Question

In a massive-star supernova explosion, a stellar core collapses to form a neutron star roughly 10 kilometers in radius. The gravitational potential energy released in such a collapse is approximately equal to G M2/R, where M is the mass of the neutron star, R is its radius, and G is the gravitational constant. Using this formula, estimate the amount of gravitational potential energy released in a massive -star supernova explosion. How does it compare with the amount of energy radiated by the Sun during its entire main-sequence lifetime?

Answer 1

The concept used to solve this problem is gravitational potential Energy.

The equation is given by,

`U=(GM^2)/(R)`

Where U is the gravitational potential energy

M is the mass of object

R is radius (10000m)

G is the unviersal gravitational constant
`(6.67*10^(-11)m^3/kgs^2)`

We know that the mass of neutron star is 1.4 times the mass of the sun.

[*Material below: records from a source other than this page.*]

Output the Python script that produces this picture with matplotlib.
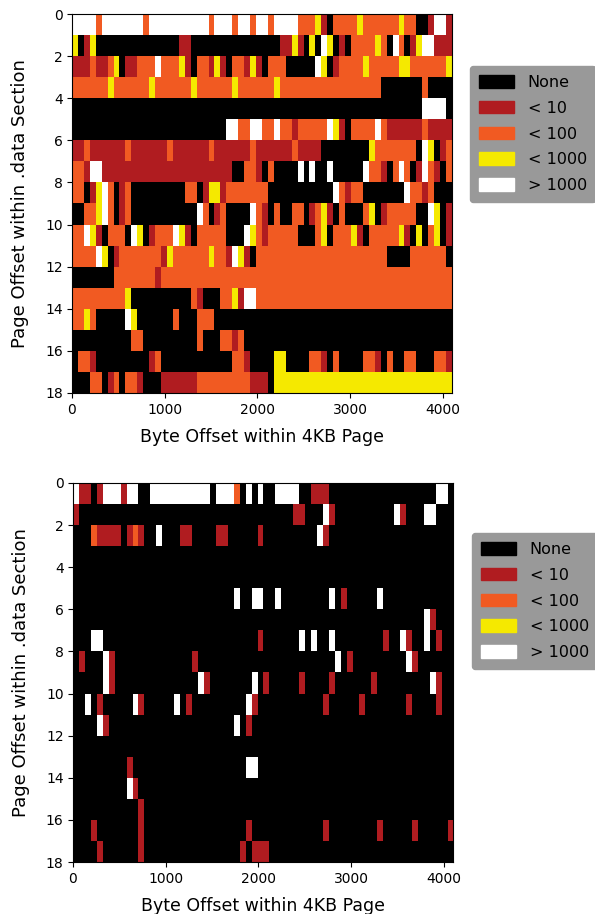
import matplotlib
matplotlib.use('Agg')
import matplotlib.pyplot as plt
from matplotlib.colors import ListedColormap
from matplotlib.patches import Patch
import numpy as np

labels = ['None', '< 10', '< 100', '< 1000', '> 1000']
colors = ['#000000', '#B01C20', '#F15A22', '#F5E900', '#FFFFFF']
codes = {'N': 0, 'r': 1, 'o': 2, 'y': 3, 'w': 4}

x_ticks = [0, 1000, 2000, 3000, 4000]
y_ticks = [0, 2, 4, 6, 8, 10, 12, 14, 16, 18]

# one string per page, runs of cache lines (64 per page): code + run length
top_rows = [
  'w4 o1 w7 o1 w10 o1 w3 o1 w2 o1 w2 o1 w4 o3 y1 r1 N1 o4 y1 o6 y1 o2 N2 r1 w2 r1',
  'y1 N1 r1 y1 N14 r2 N15 r2 y1 r1 N1 y1 N1 w1 y1 N1 r1 N1 o4 y1 o1 N1 w1 o1 N1 r1 y1 w2 r3',
  'r3 o1 r2 o1 y1 N1 r2 o3 w1 o3 y1 r1 N1 o2 r1 y1 r1 N1 o2 r1 y1 r1 N1 o3 N5 w1 y1 N1 r1 o4 y1 o5 y2 o6 y1',
  'o6 y1 o6 y1 o6 y1 o6 y1 o6 y1 o17 N7 o1 N4',
  'N59 w4 N1',
  'N26 w2 o2 w2 o2 w1 o2 r1 o5 w1 y1 r1 N1 o4 w1 o1 r6 o1 r4',
  'r2 o1 r6 o1 r6 o1 r6 o1 r6 o1 r6 o1 r4 N8 y1 o7 N1 w1 y1 N1 r1 o1',
  'o2 r1 w2 r22 N2 o2 r1 N1 o1 N4 w1 N1 w1 N2 w1 N5 w1 o2 r1 N1 o1 w1 o1 N1 r1 w1 o1 r1 N1 o1',
  'o2 N1 r1 y1 w1 o1 N1 r1 o1 N9 o2 N1 r1 y2 r1 o7 N11 w1 o1 r1 o2 N7 w1 o2 r1 o1 N3',
  'N2 o2 y1 w1 o1 N1 r1 o1 N11 w1 o1 N1 r1 o1 N4 w1 o1 r1 N1 o1 N2 o2 N1 r1 o1 y1 r1 N1 o1 N3 o1 y1 N1 r1 o5 N2 w1 y1 N1 r1',
  'o2 w1 y1 r1 N1 o3 N1 w1 y1 N1 r1 o3 w1 y1 r1 N1 o5 N3 w1 y1 o1 r1 o5 N3 o1 y1 N1 o3 y1 r1 N1 o5 y1 r1 N1 y1 N1 o1 y1 N1 r1',
  'o4 w1 y1 N1 r1 o7 r1 y1 o6 y1 o2 r1 w1 y1 r1 N1 o22 N4 o6 N1',
  'N7 o7 r1 o49',
  'o9 y1 N10 o1 r1 N3 o2 y1 r1 w2 o33',
  'o2 y1 o1 N5 w1 y1 N6 o1 N3 o3 N40',
  'N10 o2 N9 o1 N3 o2 r1 o1 N35',
  'N1 o2 r1 N9 r1 o1 N12 o2 r1 N4 y2 N4 o2 r1 N1 o1 N4 o2 r1 N1 o1 N2 o2 N3 o2 r1',
  'N3 o2 N1 r1 o1 N1 o2 r1 N3 r6 o9 r3 N1 y30',
]

bottom_rows = [
  'w1 r2 N1 r1 w3 r1 w2 N2 w10 N1 w3 o1 N1 w1 N1 w1 N2 w4 N2 r3 N18 w2 N1',
  'r1 N36 r2 N3 w1 r1 N10 w1 r1 N3 w2 N3',
  'N3 o1 r4 N1 r1 o1 r1 N2 w1 N3 r2 N4 r2 N5 r1 N9 w1 r1 N21',
  'N64',
  'N64',
  'N27 w1 N2 w2 N2 w1 N8 w1 N1 r1 N5 w1 N12',
  'N59 w1 r1 N3',
  'N3 w2 N26 r1 N6 w1 N1 w1 N2 w1 N8 r1 N2 w1 r1 N2 w1 N1 r1 N2',
  'N1 r1 N3 w1 r1 N13 r1 N23 w1 N1 r1 N9 w1 r1 N6',
  'N5 w1 r1 N14 w1 r1 N7 w1 N1 r1 N5 r1 N4 r1 N6 r1 N9 w1 r1 N2',
  'N2 w1 N1 r1 N5 w1 r1 N5 w1 N1 r1 N9 w1 r1 N11 r1 N5 r1 N7 r1 N4 r1 N2',
  'N4 w1 r1 N21 w1 N1 r1 N34',
  'N64',
  'N9 r1 N19 w2 N33',
  'N9 w1 r1 N53',
  'N11 r1 N52',
  'N3 r1 N7 r1 N17 r1 N12 r1 N8 r1 N5 r1 N5 r1',
  'N4 r1 N6 r1 N16 r1 N1 r3 N31',
]


def expand(rows):
  grid = []
  for row in rows:
    line = []
    for run in row.split():
      line += [codes[run[0]]] * int(run[1:])
    if len(line) != 64:
      print('bad row length', len(line), row)
    grid.append(line)
  return np.array(grid)


W = 595.0
H = 914.0
cmap = ListedColormap(colors)
fig = plt.figure(figsize=(W / 100, H / 100), dpi=100)


def heat(rows, left, right, top, bottom, leg_left, leg_top):
  ax = fig.add_axes([left / W, 1 - bottom / H, (right - left) / W, (bottom - top) / H])
  ax.imshow(expand(rows), cmap=cmap, vmin=0, vmax=4, aspect='auto',
            extent=[0, 4096, 18, 0], interpolation='nearest')
  ax.set_xticks(x_ticks)
  ax.set_yticks(y_ticks)
  ax.tick_params(labelsize=10, pad=4)
  ax.tick_params(axis='y', pad=3)
  ax.set_xlabel('Byte Offset within 4KB Page', fontsize=12.5)
  ax.set_ylabel('Page Offset within .data Section', fontsize=13)
  ax.xaxis.set_label_coords(0.5, -0.093)
  ax.yaxis.set_label_coords(-0.113, 0.5)
  handles = [Patch(facecolor=c, edgecolor=c, label=l) for c, l in zip(colors, labels)]
  fig.legend(handles=handles, loc='upper left', bbox_to_anchor=(leg_left / W, 1 - leg_top / H),
             bbox_transform=fig.transFigure, fontsize=11.5, facecolor='#999999', edgecolor='#999999',
             framealpha=1, borderaxespad=0, handlelength=2.2, handleheight=0.85,
             labelspacing=0.68, handletextpad=0.85, borderpad=0.55)


heat(top_rows, 72, 451.5, 14, 393, 470, 66)
heat(bottom_rows, 72.7, 453, 483, 862, 472, 533)

fig.savefig('out.png', dpi=100)
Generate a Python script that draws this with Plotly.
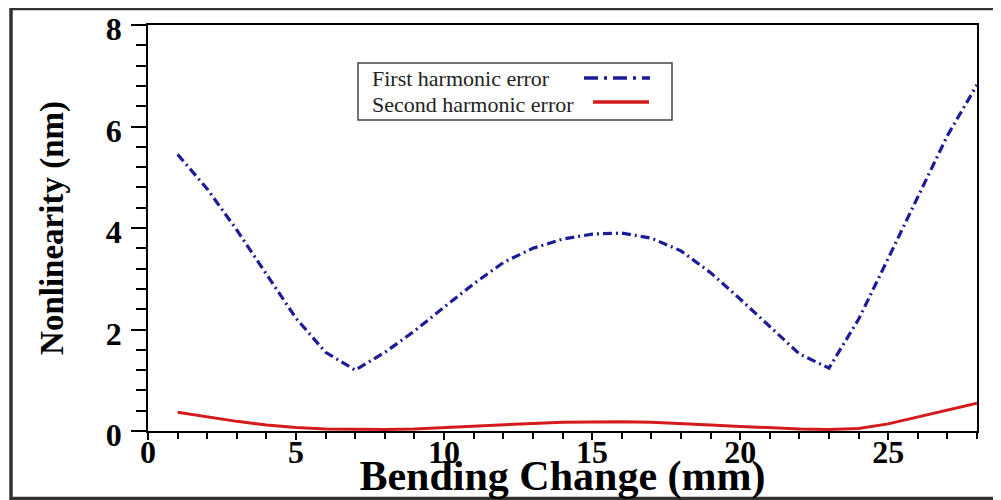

It is known that the mass of sun is
`2*10^(30)Kg`

Replacing the values in our equation we have:

`U= ((6.67*10^(-11))(1.4*(2*10^(30))))/(10000)`

`U= 5.2*10^(46)J`

Therefore the energy released in a massive-star supernova explosion is
`5.2*10^(46)J`

To estimate the second point we know that the Total Energy by the Sun is

`E_(sun)=8*10^(35)J`

We can calculate the ratio between a supernova explosion and our entire main-sequence lifetime energy of the sun.

`U' = (U)/(E_(sun))`

`U' = (5.2*10^(46)J)/(8*10^(35)J)`

`U' = 6.5*10^(10)`

Therefore the amount of energy radiated by a supernova explosion is around
`10^(10)` times more than the entire main-sequence lifetime energy of the sun.